_PROBLEM DETAILS_:
Carry none of the pictures over; set down the material below exactly.

** START **

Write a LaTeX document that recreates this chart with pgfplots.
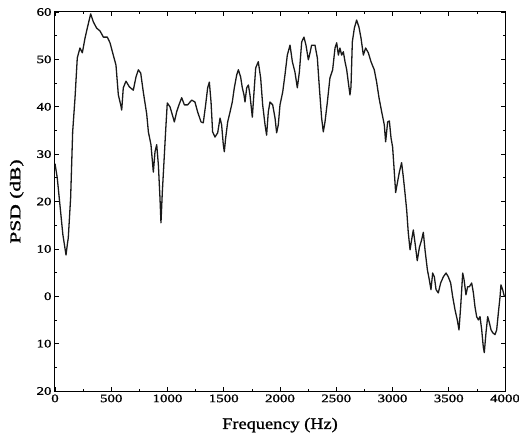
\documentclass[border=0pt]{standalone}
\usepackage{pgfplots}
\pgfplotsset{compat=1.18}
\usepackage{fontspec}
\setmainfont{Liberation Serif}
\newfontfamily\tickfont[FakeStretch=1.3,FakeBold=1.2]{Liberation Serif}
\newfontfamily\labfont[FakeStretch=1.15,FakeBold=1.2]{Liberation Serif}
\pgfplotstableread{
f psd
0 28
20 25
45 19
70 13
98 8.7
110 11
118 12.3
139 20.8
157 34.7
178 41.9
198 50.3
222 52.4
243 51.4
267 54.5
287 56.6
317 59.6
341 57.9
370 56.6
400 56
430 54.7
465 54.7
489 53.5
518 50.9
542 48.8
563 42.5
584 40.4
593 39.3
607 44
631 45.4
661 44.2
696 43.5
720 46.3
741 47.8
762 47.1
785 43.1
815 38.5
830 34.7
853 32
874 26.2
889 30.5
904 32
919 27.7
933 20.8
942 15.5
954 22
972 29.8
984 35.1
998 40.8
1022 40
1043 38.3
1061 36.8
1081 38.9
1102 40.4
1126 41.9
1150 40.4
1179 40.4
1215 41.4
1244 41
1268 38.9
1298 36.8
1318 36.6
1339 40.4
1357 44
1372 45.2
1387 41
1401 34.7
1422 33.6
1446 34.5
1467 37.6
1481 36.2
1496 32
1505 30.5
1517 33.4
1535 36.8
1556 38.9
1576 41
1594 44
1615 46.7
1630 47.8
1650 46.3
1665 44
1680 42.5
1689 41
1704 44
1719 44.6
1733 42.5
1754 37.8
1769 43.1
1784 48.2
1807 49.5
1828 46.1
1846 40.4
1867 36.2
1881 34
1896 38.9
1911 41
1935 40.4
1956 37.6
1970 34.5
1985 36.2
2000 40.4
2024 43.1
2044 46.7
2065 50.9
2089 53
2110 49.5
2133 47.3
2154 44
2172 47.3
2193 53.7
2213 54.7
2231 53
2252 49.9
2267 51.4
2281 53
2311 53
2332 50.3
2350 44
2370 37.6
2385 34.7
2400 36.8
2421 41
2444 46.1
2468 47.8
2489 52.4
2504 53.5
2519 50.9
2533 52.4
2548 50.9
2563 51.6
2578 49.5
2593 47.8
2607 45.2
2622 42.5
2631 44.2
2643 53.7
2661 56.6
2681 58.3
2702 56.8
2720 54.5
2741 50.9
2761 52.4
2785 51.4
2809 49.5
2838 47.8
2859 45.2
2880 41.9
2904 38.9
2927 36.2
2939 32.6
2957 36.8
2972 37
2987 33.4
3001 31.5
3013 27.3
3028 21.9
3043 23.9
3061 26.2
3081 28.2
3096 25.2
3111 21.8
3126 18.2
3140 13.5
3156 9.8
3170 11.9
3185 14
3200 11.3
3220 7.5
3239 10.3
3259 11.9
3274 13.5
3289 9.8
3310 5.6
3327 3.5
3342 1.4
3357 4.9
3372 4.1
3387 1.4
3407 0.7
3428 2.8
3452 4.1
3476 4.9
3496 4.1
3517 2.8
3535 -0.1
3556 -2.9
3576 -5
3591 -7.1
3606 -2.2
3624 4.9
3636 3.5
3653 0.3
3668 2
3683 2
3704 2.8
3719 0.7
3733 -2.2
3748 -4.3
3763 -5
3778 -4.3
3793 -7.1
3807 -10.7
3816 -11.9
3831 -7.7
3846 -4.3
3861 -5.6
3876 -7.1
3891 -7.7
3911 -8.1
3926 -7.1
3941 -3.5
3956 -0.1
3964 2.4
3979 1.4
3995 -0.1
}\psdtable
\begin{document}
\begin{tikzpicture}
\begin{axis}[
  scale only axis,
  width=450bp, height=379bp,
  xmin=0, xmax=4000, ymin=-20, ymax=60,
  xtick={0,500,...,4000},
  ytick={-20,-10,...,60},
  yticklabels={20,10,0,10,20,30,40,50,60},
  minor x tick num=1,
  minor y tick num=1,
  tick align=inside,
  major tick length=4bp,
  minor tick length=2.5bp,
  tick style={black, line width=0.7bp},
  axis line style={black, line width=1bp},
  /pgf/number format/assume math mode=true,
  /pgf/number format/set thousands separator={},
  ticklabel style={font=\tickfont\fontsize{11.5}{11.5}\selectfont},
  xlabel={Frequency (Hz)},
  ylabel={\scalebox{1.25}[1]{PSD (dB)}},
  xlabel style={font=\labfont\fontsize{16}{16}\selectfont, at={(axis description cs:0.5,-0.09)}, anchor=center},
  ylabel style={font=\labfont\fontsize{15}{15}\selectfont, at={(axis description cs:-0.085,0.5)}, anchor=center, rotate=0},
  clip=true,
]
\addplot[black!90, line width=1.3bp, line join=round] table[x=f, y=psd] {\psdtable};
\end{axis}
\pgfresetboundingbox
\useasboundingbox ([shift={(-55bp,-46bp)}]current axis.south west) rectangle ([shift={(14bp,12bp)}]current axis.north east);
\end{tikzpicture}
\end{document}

** END **

_RESULT OF THIS TASK_:
Write a LaTeX document that recreates this chart with pgfplots.
\documentclass[border=0pt]{standalone}
\usepackage{pgfplots}
\pgfplotsset{compat=1.18}
\usepackage{fontspec}
\setmainfont{Liberation Serif}
\newfontfamily\tickfont[FakeStretch=1.3,FakeBold=1.2]{Liberation Serif}
\newfontfamily\labfont[FakeStretch=1.15,FakeBold=1.2]{Liberation Serif}
\pgfplotstableread{
f psd
0 28
20 25
45 19
70 13
98 8.7
110 11
118 12.3
139 20.8
157 34.7
178 41.9
198 50.3
222 52.4
243 51.4
267 54.5
287 56.6
317 59.6
341 57.9
370 56.6
400 56
430 54.7
465 54.7
489 53.5
518 50.9
542 48.8
563 42.5
584 40.4
593 39.3
607 44
631 45.4
661 44.2
696 43.5
720 46.3
741 47.8
762 47.1
785 43.1
815 38.5
830 34.7
853 32
874 26.2
889 30.5
904 32
919 27.7
933 20.8
942 15.5
954 22
972 29.8
984 35.1
998 40.8
1022 40
1043 38.3
1061 36.8
1081 38.9
1102 40.4
1126 41.9
1150 40.4
1179 40.4
1215 41.4
1244 41
1268 38.9
1298 36.8
1318 36.6
1339 40.4
1357 44
1372 45.2
1387 41
1401 34.7
1422 33.6
1446 34.5
1467 37.6
1481 36.2
1496 32
1505 30.5
1517 33.4
1535 36.8
1556 38.9
1576 41
1594 44
1615 46.7
1630 47.8
1650 46.3
1665 44
1680 42.5
1689 41
1704 44
1719 44.6
1733 42.5
1754 37.8
1769 43.1
1784 48.2
1807 49.5
1828 46.1
1846 40.4
1867 36.2
1881 34
1896 38.9
1911 41
1935 40.4
1956 37.6
1970 34.5
1985 36.2
2000 40.4
2024 43.1
2044 46.7
2065 50.9
2089 53
2110 49.5
2133 47.3
2154 44
2172 47.3
2193 53.7
2213 54.7
2231 53
2252 49.9
2267 51.4
2281 53
2311 53
2332 50.3
2350 44
2370 37.6
2385 34.7
2400 36.8
2421 41
2444 46.1
2468 47.8
2489 52.4
2504 53.5
2519 50.9
2533 52.4
2548 50.9
2563 51.6
2578 49.5
2593 47.8
2607 45.2
2622 42.5
2631 44.2
2643 53.7
2661 56.6
2681 58.3
2702 56.8
2720 54.5
2741 50.9
2761 52.4
2785 51.4
2809 49.5
2838 47.8
2859 45.2
2880 41.9
2904 38.9
2927 36.2
2939 32.6
2957 36.8
2972 37
2987 33.4
3001 31.5
3013 27.3
3028 21.9
3043 23.9
3061 26.2
3081 28.2
3096 25.2
3111 21.8
3126 18.2
3140 13.5
3156 9.8
3170 11.9
3185 14
3200 11.3
3220 7.5
3239 10.3
3259 11.9
3274 13.5
3289 9.8
3310 5.6
3327 3.5
3342 1.4
3357 4.9
3372 4.1
3387 1.4
3407 0.7
3428 2.8
3452 4.1
3476 4.9
3496 4.1
3517 2.8
3535 -0.1
3556 -2.9
3576 -5
3591 -7.1
3606 -2.2
3624 4.9
3636 3.5
3653 0.3
3668 2
3683 2
3704 2.8
3719 0.7
3733 -2.2
3748 -4.3
3763 -5
3778 -4.3
3793 -7.1
3807 -10.7
3816 -11.9
3831 -7.7
3846 -4.3
3861 -5.6
3876 -7.1
3891 -7.7
3911 -8.1
3926 -7.1
3941 -3.5
3956 -0.1
3964 2.4
3979 1.4
3995 -0.1
}\psdtable
\begin{document}
\begin{tikzpicture}
\begin{axis}[
  scale only axis,
  width=450bp, height=379bp,
  xmin=0, xmax=4000, ymin=-20, ymax=60,
  xtick={0,500,...,4000},
  ytick={-20,-10,...,60},
  yticklabels={20,10,0,10,20,30,40,50,60},
  minor x tick num=1,
  minor y tick num=1,
  tick align=inside,
  major tick length=4bp,
  minor tick length=2.5bp,
  tick style={black, line width=0.7bp},
  axis line style={black, line width=1bp},
  /pgf/number format/assume math mode=true,
  /pgf/number format/set thousands separator={},
  ticklabel style={font=\tickfont\fontsize{11.5}{11.5}\selectfont},
  xlabel={Frequency (Hz)},
  ylabel={\scalebox{1.25}[1]{PSD (dB)}},
  xlabel style={font=\labfont\fontsize{16}{16}\selectfont, at={(axis description cs:0.5,-0.09)}, anchor=center},
  ylabel style={font=\labfont\fontsize{15}{15}\selectfont, at={(axis description cs:-0.085,0.5)}, anchor=center, rotate=0},
  clip=true,
]
\addplot[black!90, line width=1.3bp, line join=round] table[x=f, y=psd] {\psdtable};
\end{axis}
\pgfresetboundingbox
\useasboundingbox ([shift={(-55bp,-46bp)}]current axis.south west) rectangle ([shift={(14bp,12bp)}]current axis.north east);
\end{tikzpicture}
\end{document}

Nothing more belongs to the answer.